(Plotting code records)

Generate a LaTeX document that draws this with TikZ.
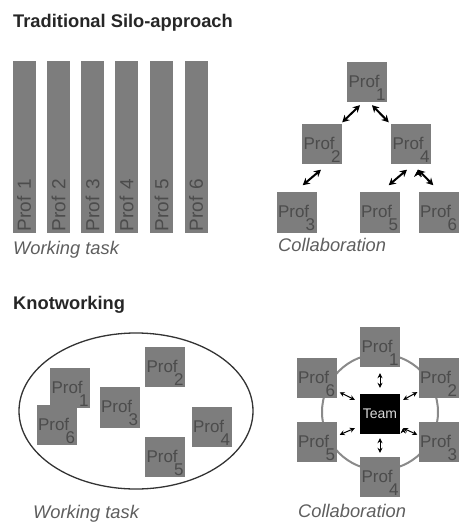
\documentclass[tikz,border=0pt]{standalone}
\usepackage{fontspec}
\setmainfont{Liberation Sans}
\usepackage{xcolor}
\usepackage{tikz}
\usetikzlibrary{arrows.meta}

\definecolor{boxgray}{HTML}{7D7D7D}
\definecolor{txtgray}{HTML}{4C4C4C}
\definecolor{capgray}{HTML}{5E5E5E}
\definecolor{ringgray}{HTML}{8A8A8A}

\newcommand{\proftext}[1]{\parbox[c][37pt][b]{37pt}{\fontsize{17}{13}\selectfont
  \makebox[37pt][l]{Prof}\\\makebox[37pt][r]{#1}}}

\begin{document}
\begin{tikzpicture}[x=1pt, y=-1pt,
    prof/.style={fill=boxgray, text=txtgray, inner sep=1.5pt, minimum size=40pt},
    silo/.style={fill=boxgray, text=txtgray, rotate=90, minimum width=172pt,
      minimum height=23pt, inner sep=0pt, text width=168pt, align=left,
      font=\fontsize{19}{19}\selectfont},
    heading/.style={anchor=base west, inner sep=0pt, text=black!85,
      font=\bfseries\fontsize{18.3}{20}\selectfont},
    caption/.style={anchor=base west, inner sep=0pt, text=capgray,
      font=\itshape\fontsize{18.3}{20}\selectfont},
    dbl/.style={{Stealth[length=7pt,width=7.5pt]}-{Stealth[length=7pt,width=7.5pt]}, line width=2pt},
    sdbl/.style={{Stealth[length=5pt,width=5pt]}-{Stealth[length=5pt,width=5pt]}, line width=1pt}]
    \useasboundingbox (0, 0) rectangle (459, 525);

    % silo approach
    \node[heading](h1) at (13, 27) {Traditional Silo-approach};
    \node[silo](s1) at (24, 147) {Prof 1};
    \node[silo](s2) at (58.5, 147) {Prof 2};
    \node[silo](s3) at (92.5, 147) {Prof 3};
    \node[silo](s4) at (126.5, 147) {Prof 4};
    \node[silo](s5) at (161.5, 147) {Prof 5};
    \node[silo](s6) at (196, 147) {Prof 6};
    \node[caption](w1) at (13, 254) {Working task};

    \node[prof](p1) at (367, 82) {\proftext{1}};
    \node[prof](p2) at (322, 143.5) {\proftext{2}};
    \node[prof](p4) at (411, 143.5) {\proftext{4}};
    \node[prof](p3) at (296.5, 212.5) {\proftext{3}};
    \node[prof](p5) at (379.5, 212.5) {\proftext{5}};
    \node[prof](p6) at (438.5, 212.5) {\proftext{6}};
    \node[caption](c1) at (278, 251) {Collaboration};

    \draw[dbl] ([shift={(-7,3)}]p1.south) edge ([shift={(0,-1)}]p2.north east)
               ([shift={(5,3)}]p1.south) edge ([shift={(-2,-1)}]p4.north west)
               ([shift={(-1,6)}]p2.south) edge ([shift={(-14,-7)}]p3.north east)
               ([shift={(-4,6)}]p4.south) edge ([shift={(-11,-7)}]p5.north east)
               ([shift={(7,6)}]p4.south) edge ([shift={(15,-7)}]p6.north west);

    % knotworking
    \node[heading](h2) at (13, 309) {Knotworking};
    \draw[line width=1.3pt, black!80] (136, 411) ellipse [x radius=117, y radius=78];
    \node[prof](k1) at (70, 388) {\proftext{1}};
    \node[prof](k6) at (56.5, 425) {\proftext{6}};
    \node[prof](k3) at (119.5, 407.5) {\proftext{3}};
    \node[prof](k2) at (165, 367) {\proftext{2}};
    \node[prof](k4) at (211.5, 427) {\proftext{4}};
    \node[prof](k5) at (165, 457) {\proftext{5}};
    \node[caption](w2) at (33, 518) {Working task};

    \draw[line width=2pt, ringgray] (380, 412) circle [radius=58];
    \node[prof](t1) at (380, 347) {\proftext{1}};
    \node[prof](t6) at (316.5, 378) {\proftext{6}};
    \node[prof](t2) at (438.5, 378) {\proftext{2}};
    \node[prof](t5) at (316.5, 442) {\proftext{5}};
    \node[prof](t3) at (438.5, 442) {\proftext{3}};
    \node[prof](t4) at (380, 477) {\proftext{4}};
    \node[fill=black, text=white!85!black, minimum size=40pt, inner sep=0pt,
      font=\fontsize{14}{14}\selectfont](team) at (380, 414) {\textsc{Team}};
    \node[caption](c2) at (298, 517) {Collaboration};

    \draw[sdbl] ([shift={(0,6)}]t1.south) edge ([shift={(0,-6)}]team.north)
                ([shift={(0,4)}]team.south) edge ([shift={(0,-4)}]t4.north)
                ([shift={(3,-6)}]t6.south east) edge ([shift={(-5,6)}]team.north west)
                ([shift={(3,13)}]t5.north east) edge ([shift={(-5,-6)}]team.south west)
                ([shift={(3,6)}]team.north east) edge ([shift={(-1,-6)}]t2.south west)
                ([shift={(3,-6)}]team.south east) edge ([shift={(-1,13)}]t3.north west);
\end{tikzpicture}
\end{document}
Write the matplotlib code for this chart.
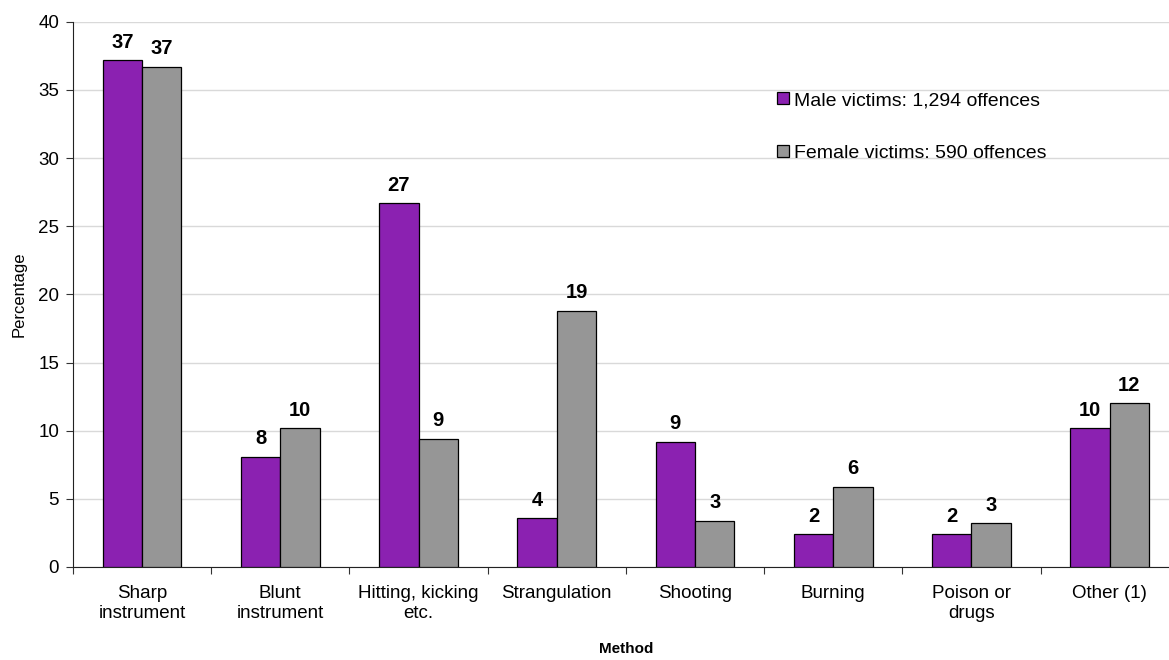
import numpy as np
import matplotlib
matplotlib.use("Agg")
import matplotlib.pyplot as plt

plt.rcParams['font.family'] = ['Liberation Sans', 'DejaVu Sans']

# data
methods = ["Sharp\ninstrument", "Blunt\ninstrument", "Hitting, kicking\netc.", "Strangulation",
           "Shooting", "Burning", "Poison or\ndrugs", "Other (1)"]
male = [37.2, 8.1, 26.7, 3.6, 9.2, 2.4, 2.4, 10.2]
female = [36.7, 10.2, 9.4, 18.8, 3.4, 5.9, 3.2, 12.0]
male_label = "Male victims: 1,294 offences"
female_label = "Female victims: 590 offences"

fig = plt.figure(figsize=(11.69, 6.6), dpi=100)
# axes run a little past the right edge, like the original crop
ax = fig.add_axes([0.0624, 0.141, 0.946, 0.826])

x = np.arange(len(methods))
w = 0.285
b1 = ax.bar(x - w/2, male, w, color='#8B21B1', edgecolor='black', linewidth=0.9, label=male_label, zorder=3)
b2 = ax.bar(x + w/2, female, w, color='#969696', edgecolor='black', linewidth=0.9, label=female_label, zorder=3)

for bars, vals in [(b1, male), (b2, female)]:
    for r, v in zip(bars, vals):
        ax.annotate(f"{v:.0f}", (r.get_x() + r.get_width()/2, v), xytext=(0, 6),
                    textcoords='offset points', ha='center', va='bottom',
                    fontsize=14.5, fontweight='bold')

ax.set_xlim(-0.5, len(methods) - 0.5)
ax.set_ylim(0, 40)
ax.set_yticks(np.arange(0, 41, 5))
ax.yaxis.grid(True, color='#d9d9d9', linewidth=1, zorder=0)
ax.set_axisbelow(True)

# ticks at category boundaries, labels at centres
ax.set_xticks(np.arange(-0.5, len(methods), 1))
ax.set_xticklabels([])
ax.set_xticks(x, minor=True)
ax.set_xticklabels(methods, minor=True, fontsize=13.5, linespacing=1.25)
ax.tick_params(axis='x', which='minor', length=0, pad=13)
ax.tick_params(axis='x', which='major', length=5, direction='out', color='#333333')
ax.tick_params(axis='y', length=5, direction='out', labelsize=13.5, color='#333333', pad=5)

for s in ['top', 'right']:
    ax.spines[s].set_visible(False)
for s in ['left', 'bottom']:
    ax.spines[s].set_color('#222222')

ax.set_xlabel("Method", fontsize=11, fontweight='bold', labelpad=14)
ax.set_ylabel("Percentage", fontsize=12, labelpad=8)

ax.legend(loc='upper left', bbox_to_anchor=(0.650, 0.887), bbox_transform=fig.transFigure,
          frameon=False, fontsize=14, handlelength=0.6, handleheight=0.6,
          handletextpad=0.25, labelspacing=1.85)

fig.savefig("out.png", dpi=100)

▶ [Given request]:
Copy the whole listing above word for word but do not carry over the pictures.

▶ [Exercise answer]:
Generate a LaTeX document that draws this with TikZ.
\documentclass[tikz,border=0pt]{standalone}
\usepackage{fontspec}
\setmainfont{Liberation Sans}
\usepackage{xcolor}
\usepackage{tikz}
\usetikzlibrary{arrows.meta}

\definecolor{boxgray}{HTML}{7D7D7D}
\definecolor{txtgray}{HTML}{4C4C4C}
\definecolor{capgray}{HTML}{5E5E5E}
\definecolor{ringgray}{HTML}{8A8A8A}

\newcommand{\proftext}[1]{\parbox[c][37pt][b]{37pt}{\fontsize{17}{13}\selectfont
  \makebox[37pt][l]{Prof}\\\makebox[37pt][r]{#1}}}

\begin{document}
\begin{tikzpicture}[x=1pt, y=-1pt,
    prof/.style={fill=boxgray, text=txtgray, inner sep=1.5pt, minimum size=40pt},
    silo/.style={fill=boxgray, text=txtgray, rotate=90, minimum width=172pt,
      minimum height=23pt, inner sep=0pt, text width=168pt, align=left,
      font=\fontsize{19}{19}\selectfont},
    heading/.style={anchor=base west, inner sep=0pt, text=black!85,
      font=\bfseries\fontsize{18.3}{20}\selectfont},
    caption/.style={anchor=base west, inner sep=0pt, text=capgray,
      font=\itshape\fontsize{18.3}{20}\selectfont},
    dbl/.style={{Stealth[length=7pt,width=7.5pt]}-{Stealth[length=7pt,width=7.5pt]}, line width=2pt},
    sdbl/.style={{Stealth[length=5pt,width=5pt]}-{Stealth[length=5pt,width=5pt]}, line width=1pt}]
    \useasboundingbox (0, 0) rectangle (459, 525);

    % silo approach
    \node[heading](h1) at (13, 27) {Traditional Silo-approach};
    \node[silo](s1) at (24, 147) {Prof 1};
    \node[silo](s2) at (58.5, 147) {Prof 2};
    \node[silo](s3) at (92.5, 147) {Prof 3};
    \node[silo](s4) at (126.5, 147) {Prof 4};
    \node[silo](s5) at (161.5, 147) {Prof 5};
    \node[silo](s6) at (196, 147) {Prof 6};
    \node[caption](w1) at (13, 254) {Working task};

    \node[prof](p1) at (367, 82) {\proftext{1}};
    \node[prof](p2) at (322, 143.5) {\proftext{2}};
    \node[prof](p4) at (411, 143.5) {\proftext{4}};
    \node[prof](p3) at (296.5, 212.5) {\proftext{3}};
    \node[prof](p5) at (379.5, 212.5) {\proftext{5}};
    \node[prof](p6) at (438.5, 212.5) {\proftext{6}};
    \node[caption](c1) at (278, 251) {Collaboration};

    \draw[dbl] ([shift={(-7,3)}]p1.south) edge ([shift={(0,-1)}]p2.north east)
               ([shift={(5,3)}]p1.south) edge ([shift={(-2,-1)}]p4.north west)
               ([shift={(-1,6)}]p2.south) edge ([shift={(-14,-7)}]p3.north east)
               ([shift={(-4,6)}]p4.south) edge ([shift={(-11,-7)}]p5.north east)
               ([shift={(7,6)}]p4.south) edge ([shift={(15,-7)}]p6.north west);

    % knotworking
    \node[heading](h2) at (13, 309) {Knotworking};
    \draw[line width=1.3pt, black!80] (136, 411) ellipse [x radius=117, y radius=78];
    \node[prof](k1) at (70, 388) {\proftext{1}};
    \node[prof](k6) at (56.5, 425) {\proftext{6}};
    \node[prof](k3) at (119.5, 407.5) {\proftext{3}};
    \node[prof](k2) at (165, 367) {\proftext{2}};
    \node[prof](k4) at (211.5, 427) {\proftext{4}};
    \node[prof](k5) at (165, 457) {\proftext{5}};
    \node[caption](w2) at (33, 518) {Working task};

    \draw[line width=2pt, ringgray] (380, 412) circle [radius=58];
    \node[prof](t1) at (380, 347) {\proftext{1}};
    \node[prof](t6) at (316.5, 378) {\proftext{6}};
    \node[prof](t2) at (438.5, 378) {\proftext{2}};
    \node[prof](t5) at (316.5, 442) {\proftext{5}};
    \node[prof](t3) at (438.5, 442) {\proftext{3}};
    \node[prof](t4) at (380, 477) {\proftext{4}};
    \node[fill=black, text=white!85!black, minimum size=40pt, inner sep=0pt,
      font=\fontsize{14}{14}\selectfont](team) at (380, 414) {\textsc{Team}};
    \node[caption](c2) at (298, 517) {Collaboration};

    \draw[sdbl] ([shift={(0,6)}]t1.south) edge ([shift={(0,-6)}]team.north)
                ([shift={(0,4)}]team.south) edge ([shift={(0,-4)}]t4.north)
                ([shift={(3,-6)}]t6.south east) edge ([shift={(-5,6)}]team.north west)
                ([shift={(3,13)}]t5.north east) edge ([shift={(-5,-6)}]team.south west)
                ([shift={(3,6)}]team.north east) edge ([shift={(-1,-6)}]t2.south west)
                ([shift={(3,-6)}]team.south east) edge ([shift={(-1,13)}]t3.north west);
\end{tikzpicture}
\end{document}
Write the matplotlib code for this chart.
import numpy as np
import matplotlib
matplotlib.use("Agg")
import matplotlib.pyplot as plt

plt.rcParams['font.family'] = ['Liberation Sans', 'DejaVu Sans']

# data
methods = ["Sharp\ninstrument", "Blunt\ninstrument", "Hitting, kicking\netc.", "Strangulation",
           "Shooting", "Burning", "Poison or\ndrugs", "Other (1)"]
male = [37.2, 8.1, 26.7, 3.6, 9.2, 2.4, 2.4, 10.2]
female = [36.7, 10.2, 9.4, 18.8, 3.4, 5.9, 3.2, 12.0]
male_label = "Male victims: 1,294 offences"
female_label = "Female victims: 590 offences"

fig = plt.figure(figsize=(11.69, 6.6), dpi=100)
# axes run a little past the right edge, like the original crop
ax = fig.add_axes([0.0624, 0.141, 0.946, 0.826])

x = np.arange(len(methods))
w = 0.285
b1 = ax.bar(x - w/2, male, w, color='#8B21B1', edgecolor='black', linewidth=0.9, label=male_label, zorder=3)
b2 = ax.bar(x + w/2, female, w, color='#969696', edgecolor='black', linewidth=0.9, label=female_label, zorder=3)

for bars, vals in [(b1, male), (b2, female)]:
    for r, v in zip(bars, vals):
        ax.annotate(f"{v:.0f}", (r.get_x() + r.get_width()/2, v), xytext=(0, 6),
                    textcoords='offset points', ha='center', va='bottom',
                    fontsize=14.5, fontweight='bold')

ax.set_xlim(-0.5, len(methods) - 0.5)
ax.set_ylim(0, 40)
ax.set_yticks(np.arange(0, 41, 5))
ax.yaxis.grid(True, color='#d9d9d9', linewidth=1, zorder=0)
ax.set_axisbelow(True)

# ticks at category boundaries, labels at centres
ax.set_xticks(np.arange(-0.5, len(methods), 1))
ax.set_xticklabels([])
ax.set_xticks(x, minor=True)
ax.set_xticklabels(methods, minor=True, fontsize=13.5, linespacing=1.25)
ax.tick_params(axis='x', which='minor', length=0, pad=13)
ax.tick_params(axis='x', which='major', length=5, direction='out', color='#333333')
ax.tick_params(axis='y', length=5, direction='out', labelsize=13.5, color='#333333', pad=5)

for s in ['top', 'right']:
    ax.spines[s].set_visible(False)
for s in ['left', 'bottom']:
    ax.spines[s].set_color('#222222')

ax.set_xlabel("Method", fontsize=11, fontweight='bold', labelpad=14)
ax.set_ylabel("Percentage", fontsize=12, labelpad=8)

ax.legend(loc='upper left', bbox_to_anchor=(0.650, 0.887), bbox_transform=fig.transFigure,
          frameon=False, fontsize=14, handlelength=0.6, handleheight=0.6,
          handletextpad=0.25, labelspacing=1.85)

fig.savefig("out.png", dpi=100)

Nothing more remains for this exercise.